Exercise description
Filter the data for lines with the word "this", then copy every line so identified.

Task inputs
────────────────────
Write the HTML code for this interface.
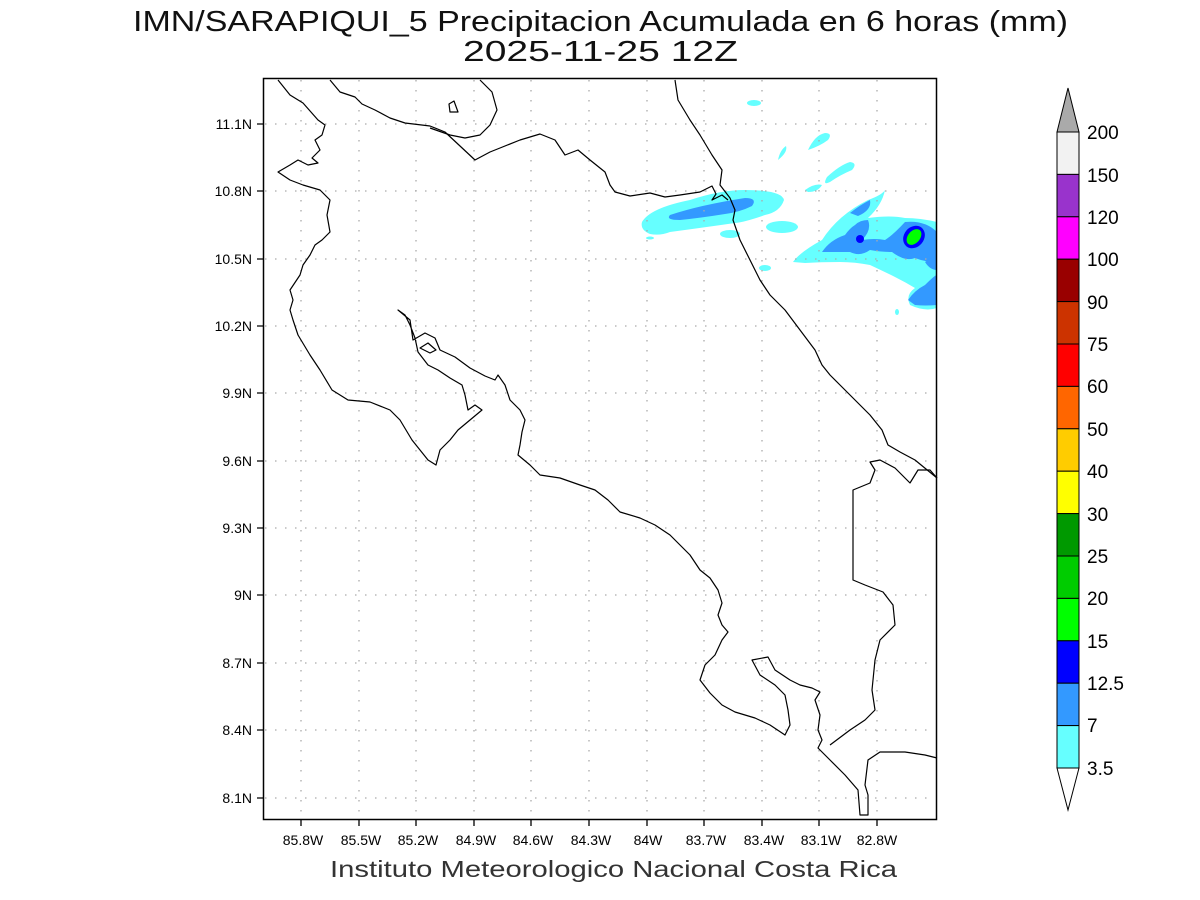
────────────────────
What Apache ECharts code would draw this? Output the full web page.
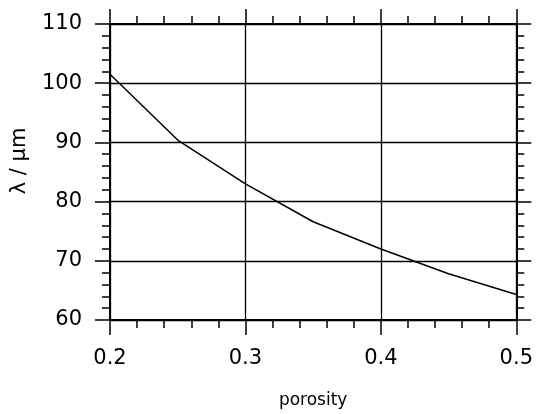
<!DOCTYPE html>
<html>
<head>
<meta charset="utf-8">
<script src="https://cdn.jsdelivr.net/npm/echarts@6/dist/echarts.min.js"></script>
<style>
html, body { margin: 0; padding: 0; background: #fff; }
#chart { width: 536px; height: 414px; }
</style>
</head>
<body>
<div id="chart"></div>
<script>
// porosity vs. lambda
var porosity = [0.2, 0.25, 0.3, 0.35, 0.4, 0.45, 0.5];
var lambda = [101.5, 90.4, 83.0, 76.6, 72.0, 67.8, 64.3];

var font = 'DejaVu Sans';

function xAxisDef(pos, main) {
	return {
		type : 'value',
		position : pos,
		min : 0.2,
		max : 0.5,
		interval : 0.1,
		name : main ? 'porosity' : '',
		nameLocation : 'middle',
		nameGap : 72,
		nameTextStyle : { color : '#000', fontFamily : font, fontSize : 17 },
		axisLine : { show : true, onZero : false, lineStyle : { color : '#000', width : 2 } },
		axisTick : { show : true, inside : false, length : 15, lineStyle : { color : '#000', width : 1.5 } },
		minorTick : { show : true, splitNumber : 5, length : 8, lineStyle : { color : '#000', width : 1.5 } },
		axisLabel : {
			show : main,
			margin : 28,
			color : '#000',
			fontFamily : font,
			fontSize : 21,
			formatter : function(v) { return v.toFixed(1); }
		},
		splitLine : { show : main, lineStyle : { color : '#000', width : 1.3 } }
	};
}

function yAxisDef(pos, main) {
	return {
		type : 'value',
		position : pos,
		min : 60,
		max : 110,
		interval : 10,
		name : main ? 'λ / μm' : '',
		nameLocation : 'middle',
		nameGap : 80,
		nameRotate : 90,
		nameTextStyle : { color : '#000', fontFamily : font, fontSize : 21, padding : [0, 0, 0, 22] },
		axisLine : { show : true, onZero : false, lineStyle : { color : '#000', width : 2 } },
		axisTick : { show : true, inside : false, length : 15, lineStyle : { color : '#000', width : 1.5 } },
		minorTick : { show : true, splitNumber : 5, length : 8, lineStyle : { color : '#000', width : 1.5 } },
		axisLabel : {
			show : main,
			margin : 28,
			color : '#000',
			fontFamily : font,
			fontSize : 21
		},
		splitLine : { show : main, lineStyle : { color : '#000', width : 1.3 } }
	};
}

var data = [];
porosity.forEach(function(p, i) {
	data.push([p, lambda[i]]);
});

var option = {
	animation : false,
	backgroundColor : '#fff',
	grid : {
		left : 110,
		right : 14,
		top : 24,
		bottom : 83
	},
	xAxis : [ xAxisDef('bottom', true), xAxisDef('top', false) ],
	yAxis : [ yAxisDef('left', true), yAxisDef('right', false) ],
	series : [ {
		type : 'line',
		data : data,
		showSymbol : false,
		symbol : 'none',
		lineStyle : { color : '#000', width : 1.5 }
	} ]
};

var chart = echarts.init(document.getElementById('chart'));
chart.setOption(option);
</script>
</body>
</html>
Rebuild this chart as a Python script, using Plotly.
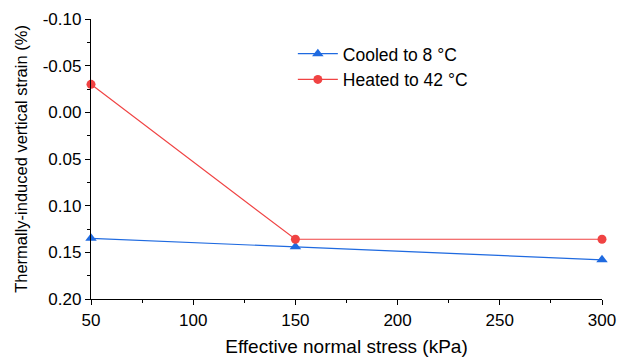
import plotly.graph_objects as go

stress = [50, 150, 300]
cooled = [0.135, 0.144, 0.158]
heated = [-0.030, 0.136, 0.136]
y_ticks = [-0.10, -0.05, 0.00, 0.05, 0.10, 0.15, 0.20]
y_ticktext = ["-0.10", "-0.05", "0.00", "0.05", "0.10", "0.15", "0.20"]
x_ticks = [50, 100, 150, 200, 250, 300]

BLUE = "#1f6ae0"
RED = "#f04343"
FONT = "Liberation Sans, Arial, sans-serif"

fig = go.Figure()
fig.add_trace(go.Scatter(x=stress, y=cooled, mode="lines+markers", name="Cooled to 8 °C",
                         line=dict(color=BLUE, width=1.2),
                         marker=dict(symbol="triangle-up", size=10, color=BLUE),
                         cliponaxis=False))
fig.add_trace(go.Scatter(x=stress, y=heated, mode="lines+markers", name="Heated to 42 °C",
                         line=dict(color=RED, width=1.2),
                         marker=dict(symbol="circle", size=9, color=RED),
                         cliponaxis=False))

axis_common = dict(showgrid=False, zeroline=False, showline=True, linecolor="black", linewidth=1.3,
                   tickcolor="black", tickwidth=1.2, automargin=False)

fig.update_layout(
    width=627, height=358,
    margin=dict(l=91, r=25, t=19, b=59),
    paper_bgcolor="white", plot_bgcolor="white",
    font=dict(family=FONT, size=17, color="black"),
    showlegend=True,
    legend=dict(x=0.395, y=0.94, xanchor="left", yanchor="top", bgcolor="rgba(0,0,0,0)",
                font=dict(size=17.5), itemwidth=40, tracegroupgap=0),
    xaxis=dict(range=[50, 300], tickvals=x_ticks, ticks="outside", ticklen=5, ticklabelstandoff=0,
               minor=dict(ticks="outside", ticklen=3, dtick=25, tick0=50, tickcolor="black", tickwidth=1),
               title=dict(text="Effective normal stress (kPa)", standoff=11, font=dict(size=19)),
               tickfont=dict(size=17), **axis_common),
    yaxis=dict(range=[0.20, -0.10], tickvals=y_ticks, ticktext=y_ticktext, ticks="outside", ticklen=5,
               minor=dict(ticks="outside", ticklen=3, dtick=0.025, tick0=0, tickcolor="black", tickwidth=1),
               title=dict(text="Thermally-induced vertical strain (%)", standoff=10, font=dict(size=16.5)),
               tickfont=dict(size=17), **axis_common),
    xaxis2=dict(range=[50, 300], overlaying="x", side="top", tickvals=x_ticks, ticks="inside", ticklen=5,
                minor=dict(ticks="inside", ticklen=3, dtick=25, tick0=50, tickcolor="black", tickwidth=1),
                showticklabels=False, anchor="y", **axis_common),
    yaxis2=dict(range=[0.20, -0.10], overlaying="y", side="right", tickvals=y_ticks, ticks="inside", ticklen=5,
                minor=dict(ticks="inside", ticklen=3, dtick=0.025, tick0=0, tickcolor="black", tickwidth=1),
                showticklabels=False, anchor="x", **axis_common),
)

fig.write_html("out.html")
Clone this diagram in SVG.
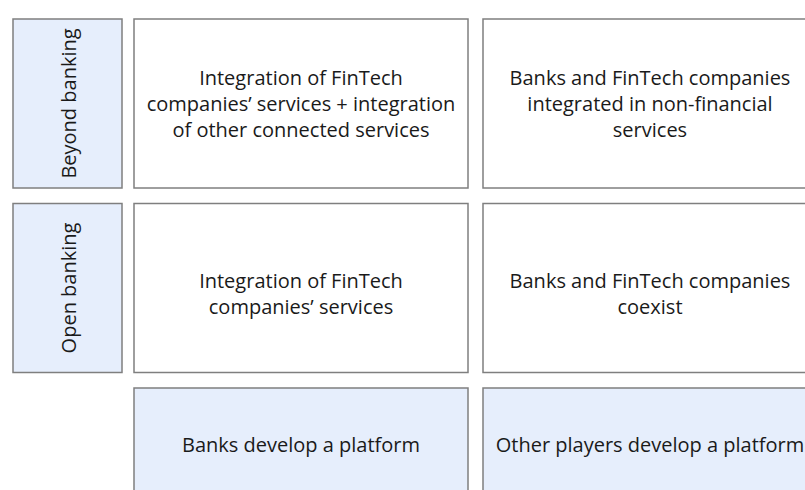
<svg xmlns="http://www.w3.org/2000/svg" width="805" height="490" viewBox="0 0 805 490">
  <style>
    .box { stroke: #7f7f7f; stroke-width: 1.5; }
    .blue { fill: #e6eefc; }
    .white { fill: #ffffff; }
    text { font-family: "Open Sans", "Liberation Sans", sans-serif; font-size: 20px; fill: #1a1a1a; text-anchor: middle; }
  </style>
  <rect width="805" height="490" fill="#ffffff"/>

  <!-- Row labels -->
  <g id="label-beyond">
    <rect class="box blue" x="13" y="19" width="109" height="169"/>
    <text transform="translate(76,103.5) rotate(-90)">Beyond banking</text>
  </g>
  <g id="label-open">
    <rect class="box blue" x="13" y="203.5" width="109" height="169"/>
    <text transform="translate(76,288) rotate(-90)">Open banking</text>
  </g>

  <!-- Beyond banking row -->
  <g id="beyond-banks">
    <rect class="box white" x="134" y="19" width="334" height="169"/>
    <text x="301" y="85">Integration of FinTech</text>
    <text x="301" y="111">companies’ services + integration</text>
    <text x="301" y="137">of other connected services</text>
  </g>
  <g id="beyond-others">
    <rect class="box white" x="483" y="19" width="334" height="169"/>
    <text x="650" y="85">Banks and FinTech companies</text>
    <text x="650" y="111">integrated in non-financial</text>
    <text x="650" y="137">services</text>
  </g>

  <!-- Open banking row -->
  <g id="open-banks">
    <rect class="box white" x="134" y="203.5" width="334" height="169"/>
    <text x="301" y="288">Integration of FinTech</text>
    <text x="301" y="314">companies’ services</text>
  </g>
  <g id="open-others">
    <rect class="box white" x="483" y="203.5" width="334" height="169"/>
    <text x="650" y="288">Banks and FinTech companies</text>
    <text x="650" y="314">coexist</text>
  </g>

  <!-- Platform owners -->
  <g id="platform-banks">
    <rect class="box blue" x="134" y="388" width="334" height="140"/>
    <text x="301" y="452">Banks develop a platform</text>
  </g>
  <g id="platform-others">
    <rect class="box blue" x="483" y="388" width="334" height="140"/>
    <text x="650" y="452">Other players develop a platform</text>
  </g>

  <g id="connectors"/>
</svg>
────────────────────
Output of the exercise
Write the HTML code for this interface.
What Apache ECharts code would draw this? Output the full web page.
Rebuild this chart as a Python script, using Plotly.
Clone this diagram in SVG.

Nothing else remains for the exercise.